--- Supplied material ---
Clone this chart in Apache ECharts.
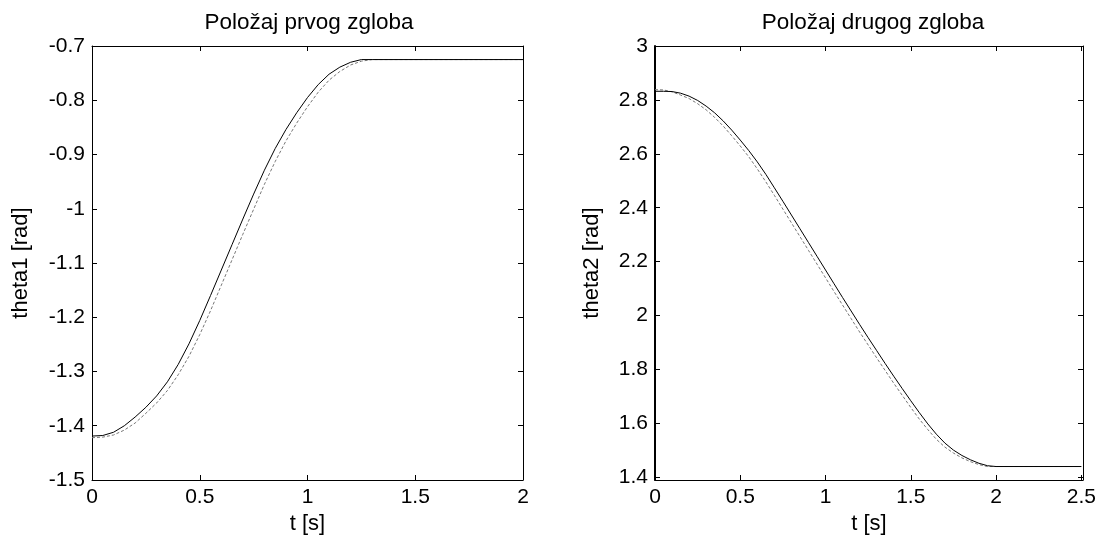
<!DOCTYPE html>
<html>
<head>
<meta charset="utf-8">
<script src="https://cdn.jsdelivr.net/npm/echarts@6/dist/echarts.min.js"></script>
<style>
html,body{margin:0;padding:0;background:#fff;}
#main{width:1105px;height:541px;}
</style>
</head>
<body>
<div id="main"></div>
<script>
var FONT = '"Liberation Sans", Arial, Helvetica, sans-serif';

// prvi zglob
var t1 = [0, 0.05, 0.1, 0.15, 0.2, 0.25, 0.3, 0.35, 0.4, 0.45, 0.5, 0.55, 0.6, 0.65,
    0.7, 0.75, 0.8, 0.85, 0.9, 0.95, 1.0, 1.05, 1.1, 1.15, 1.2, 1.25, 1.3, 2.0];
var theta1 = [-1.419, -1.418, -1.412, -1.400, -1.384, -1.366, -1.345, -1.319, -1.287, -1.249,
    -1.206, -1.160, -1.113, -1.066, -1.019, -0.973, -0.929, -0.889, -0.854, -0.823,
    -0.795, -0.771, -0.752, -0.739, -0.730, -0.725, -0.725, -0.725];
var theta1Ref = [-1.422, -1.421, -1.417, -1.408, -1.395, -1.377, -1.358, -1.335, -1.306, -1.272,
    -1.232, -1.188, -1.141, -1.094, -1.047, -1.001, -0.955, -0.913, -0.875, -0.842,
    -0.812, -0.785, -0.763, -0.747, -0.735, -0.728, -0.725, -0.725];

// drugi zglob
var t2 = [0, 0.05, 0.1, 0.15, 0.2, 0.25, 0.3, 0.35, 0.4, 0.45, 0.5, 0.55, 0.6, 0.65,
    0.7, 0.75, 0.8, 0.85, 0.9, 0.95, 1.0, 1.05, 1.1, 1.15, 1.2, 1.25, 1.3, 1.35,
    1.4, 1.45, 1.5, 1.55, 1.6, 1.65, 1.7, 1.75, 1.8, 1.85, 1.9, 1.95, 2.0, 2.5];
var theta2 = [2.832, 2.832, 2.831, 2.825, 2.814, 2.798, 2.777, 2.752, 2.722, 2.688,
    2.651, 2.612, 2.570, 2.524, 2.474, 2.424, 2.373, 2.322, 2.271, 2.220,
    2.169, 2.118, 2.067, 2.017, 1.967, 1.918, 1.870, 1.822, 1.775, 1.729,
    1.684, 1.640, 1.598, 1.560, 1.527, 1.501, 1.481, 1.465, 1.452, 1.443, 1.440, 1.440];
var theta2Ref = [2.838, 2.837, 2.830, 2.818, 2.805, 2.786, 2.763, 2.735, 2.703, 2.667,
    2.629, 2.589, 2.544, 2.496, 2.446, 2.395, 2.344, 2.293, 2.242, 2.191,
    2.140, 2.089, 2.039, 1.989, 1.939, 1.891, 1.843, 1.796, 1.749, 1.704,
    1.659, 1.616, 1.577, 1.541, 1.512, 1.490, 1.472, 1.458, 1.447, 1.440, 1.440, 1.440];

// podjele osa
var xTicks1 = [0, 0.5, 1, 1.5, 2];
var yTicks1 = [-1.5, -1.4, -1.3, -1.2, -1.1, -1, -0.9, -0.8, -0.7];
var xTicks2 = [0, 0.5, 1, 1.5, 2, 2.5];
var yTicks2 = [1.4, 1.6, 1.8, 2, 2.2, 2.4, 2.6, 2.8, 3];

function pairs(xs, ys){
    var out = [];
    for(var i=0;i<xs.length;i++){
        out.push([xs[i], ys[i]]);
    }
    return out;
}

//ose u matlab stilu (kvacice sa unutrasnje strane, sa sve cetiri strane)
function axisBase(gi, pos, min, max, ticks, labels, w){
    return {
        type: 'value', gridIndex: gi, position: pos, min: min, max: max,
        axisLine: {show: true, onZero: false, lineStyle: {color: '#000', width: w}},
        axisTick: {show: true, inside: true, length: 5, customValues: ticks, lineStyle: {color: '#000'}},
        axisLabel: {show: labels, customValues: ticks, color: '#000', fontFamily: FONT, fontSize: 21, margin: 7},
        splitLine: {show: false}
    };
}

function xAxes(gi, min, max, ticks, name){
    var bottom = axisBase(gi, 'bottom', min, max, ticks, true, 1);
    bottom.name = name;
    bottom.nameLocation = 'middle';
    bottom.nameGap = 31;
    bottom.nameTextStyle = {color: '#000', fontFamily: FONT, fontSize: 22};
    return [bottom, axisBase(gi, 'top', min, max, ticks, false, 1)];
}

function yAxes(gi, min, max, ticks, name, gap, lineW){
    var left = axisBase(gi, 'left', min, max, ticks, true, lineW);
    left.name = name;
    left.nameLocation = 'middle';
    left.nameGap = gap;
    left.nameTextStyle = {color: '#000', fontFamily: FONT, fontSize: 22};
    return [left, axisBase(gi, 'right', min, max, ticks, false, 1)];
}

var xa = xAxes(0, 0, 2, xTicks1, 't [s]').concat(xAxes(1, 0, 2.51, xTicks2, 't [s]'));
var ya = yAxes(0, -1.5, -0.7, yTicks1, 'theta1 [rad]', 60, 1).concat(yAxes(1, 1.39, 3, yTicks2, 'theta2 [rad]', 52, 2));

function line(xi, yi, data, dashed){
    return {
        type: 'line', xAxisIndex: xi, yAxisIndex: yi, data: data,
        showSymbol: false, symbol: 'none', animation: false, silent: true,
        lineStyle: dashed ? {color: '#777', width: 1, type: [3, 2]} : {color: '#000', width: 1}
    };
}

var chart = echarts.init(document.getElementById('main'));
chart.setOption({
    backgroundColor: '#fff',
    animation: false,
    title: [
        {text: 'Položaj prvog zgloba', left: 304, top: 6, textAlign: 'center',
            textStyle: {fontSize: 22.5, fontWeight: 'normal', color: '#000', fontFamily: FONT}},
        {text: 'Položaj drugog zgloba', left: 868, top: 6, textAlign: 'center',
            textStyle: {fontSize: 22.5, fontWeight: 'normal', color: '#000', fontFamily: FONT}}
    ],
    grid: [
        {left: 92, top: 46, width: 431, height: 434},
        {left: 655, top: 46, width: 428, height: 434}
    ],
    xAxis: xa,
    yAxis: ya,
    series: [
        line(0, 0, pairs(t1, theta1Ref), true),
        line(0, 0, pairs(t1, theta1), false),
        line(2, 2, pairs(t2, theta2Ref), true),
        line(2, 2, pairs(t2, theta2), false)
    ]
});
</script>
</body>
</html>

--- Exercise prompt ---
Set every line down exactly as written, leaving each picture out.

--- Reply ---
Clone this chart in Apache ECharts.
<!DOCTYPE html>
<html>
<head>
<meta charset="utf-8">
<script src="https://cdn.jsdelivr.net/npm/echarts@6/dist/echarts.min.js"></script>
<style>
html,body{margin:0;padding:0;background:#fff;}
#main{width:1105px;height:541px;}
</style>
</head>
<body>
<div id="main"></div>
<script>
var FONT = '"Liberation Sans", Arial, Helvetica, sans-serif';

// prvi zglob
var t1 = [0, 0.05, 0.1, 0.15, 0.2, 0.25, 0.3, 0.35, 0.4, 0.45, 0.5, 0.55, 0.6, 0.65,
    0.7, 0.75, 0.8, 0.85, 0.9, 0.95, 1.0, 1.05, 1.1, 1.15, 1.2, 1.25, 1.3, 2.0];
var theta1 = [-1.419, -1.418, -1.412, -1.400, -1.384, -1.366, -1.345, -1.319, -1.287, -1.249,
    -1.206, -1.160, -1.113, -1.066, -1.019, -0.973, -0.929, -0.889, -0.854, -0.823,
    -0.795, -0.771, -0.752, -0.739, -0.730, -0.725, -0.725, -0.725];
var theta1Ref = [-1.422, -1.421, -1.417, -1.408, -1.395, -1.377, -1.358, -1.335, -1.306, -1.272,
    -1.232, -1.188, -1.141, -1.094, -1.047, -1.001, -0.955, -0.913, -0.875, -0.842,
    -0.812, -0.785, -0.763, -0.747, -0.735, -0.728, -0.725, -0.725];

// drugi zglob
var t2 = [0, 0.05, 0.1, 0.15, 0.2, 0.25, 0.3, 0.35, 0.4, 0.45, 0.5, 0.55, 0.6, 0.65,
    0.7, 0.75, 0.8, 0.85, 0.9, 0.95, 1.0, 1.05, 1.1, 1.15, 1.2, 1.25, 1.3, 1.35,
    1.4, 1.45, 1.5, 1.55, 1.6, 1.65, 1.7, 1.75, 1.8, 1.85, 1.9, 1.95, 2.0, 2.5];
var theta2 = [2.832, 2.832, 2.831, 2.825, 2.814, 2.798, 2.777, 2.752, 2.722, 2.688,
    2.651, 2.612, 2.570, 2.524, 2.474, 2.424, 2.373, 2.322, 2.271, 2.220,
    2.169, 2.118, 2.067, 2.017, 1.967, 1.918, 1.870, 1.822, 1.775, 1.729,
    1.684, 1.640, 1.598, 1.560, 1.527, 1.501, 1.481, 1.465, 1.452, 1.443, 1.440, 1.440];
var theta2Ref = [2.838, 2.837, 2.830, 2.818, 2.805, 2.786, 2.763, 2.735, 2.703, 2.667,
    2.629, 2.589, 2.544, 2.496, 2.446, 2.395, 2.344, 2.293, 2.242, 2.191,
    2.140, 2.089, 2.039, 1.989, 1.939, 1.891, 1.843, 1.796, 1.749, 1.704,
    1.659, 1.616, 1.577, 1.541, 1.512, 1.490, 1.472, 1.458, 1.447, 1.440, 1.440, 1.440];

// podjele osa
var xTicks1 = [0, 0.5, 1, 1.5, 2];
var yTicks1 = [-1.5, -1.4, -1.3, -1.2, -1.1, -1, -0.9, -0.8, -0.7];
var xTicks2 = [0, 0.5, 1, 1.5, 2, 2.5];
var yTicks2 = [1.4, 1.6, 1.8, 2, 2.2, 2.4, 2.6, 2.8, 3];

function pairs(xs, ys){
    var out = [];
    for(var i=0;i<xs.length;i++){
        out.push([xs[i], ys[i]]);
    }
    return out;
}

//ose u matlab stilu (kvacice sa unutrasnje strane, sa sve cetiri strane)
function axisBase(gi, pos, min, max, ticks, labels, w){
    return {
        type: 'value', gridIndex: gi, position: pos, min: min, max: max,
        axisLine: {show: true, onZero: false, lineStyle: {color: '#000', width: w}},
        axisTick: {show: true, inside: true, length: 5, customValues: ticks, lineStyle: {color: '#000'}},
        axisLabel: {show: labels, customValues: ticks, color: '#000', fontFamily: FONT, fontSize: 21, margin: 7},
        splitLine: {show: false}
    };
}

function xAxes(gi, min, max, ticks, name){
    var bottom = axisBase(gi, 'bottom', min, max, ticks, true, 1);
    bottom.name = name;
    bottom.nameLocation = 'middle';
    bottom.nameGap = 31;
    bottom.nameTextStyle = {color: '#000', fontFamily: FONT, fontSize: 22};
    return [bottom, axisBase(gi, 'top', min, max, ticks, false, 1)];
}

function yAxes(gi, min, max, ticks, name, gap, lineW){
    var left = axisBase(gi, 'left', min, max, ticks, true, lineW);
    left.name = name;
    left.nameLocation = 'middle';
    left.nameGap = gap;
    left.nameTextStyle = {color: '#000', fontFamily: FONT, fontSize: 22};
    return [left, axisBase(gi, 'right', min, max, ticks, false, 1)];
}

var xa = xAxes(0, 0, 2, xTicks1, 't [s]').concat(xAxes(1, 0, 2.51, xTicks2, 't [s]'));
var ya = yAxes(0, -1.5, -0.7, yTicks1, 'theta1 [rad]', 60, 1).concat(yAxes(1, 1.39, 3, yTicks2, 'theta2 [rad]', 52, 2));

function line(xi, yi, data, dashed){
    return {
        type: 'line', xAxisIndex: xi, yAxisIndex: yi, data: data,
        showSymbol: false, symbol: 'none', animation: false, silent: true,
        lineStyle: dashed ? {color: '#777', width: 1, type: [3, 2]} : {color: '#000', width: 1}
    };
}

var chart = echarts.init(document.getElementById('main'));
chart.setOption({
    backgroundColor: '#fff',
    animation: false,
    title: [
        {text: 'Položaj prvog zgloba', left: 304, top: 6, textAlign: 'center',
            textStyle: {fontSize: 22.5, fontWeight: 'normal', color: '#000', fontFamily: FONT}},
        {text: 'Položaj drugog zgloba', left: 868, top: 6, textAlign: 'center',
            textStyle: {fontSize: 22.5, fontWeight: 'normal', color: '#000', fontFamily: FONT}}
    ],
    grid: [
        {left: 92, top: 46, width: 431, height: 434},
        {left: 655, top: 46, width: 428, height: 434}
    ],
    xAxis: xa,
    yAxis: ya,
    series: [
        line(0, 0, pairs(t1, theta1Ref), true),
        line(0, 0, pairs(t1, theta1), false),
        line(2, 2, pairs(t2, theta2Ref), true),
        line(2, 2, pairs(t2, theta2), false)
    ]
});
</script>
</body>
</html>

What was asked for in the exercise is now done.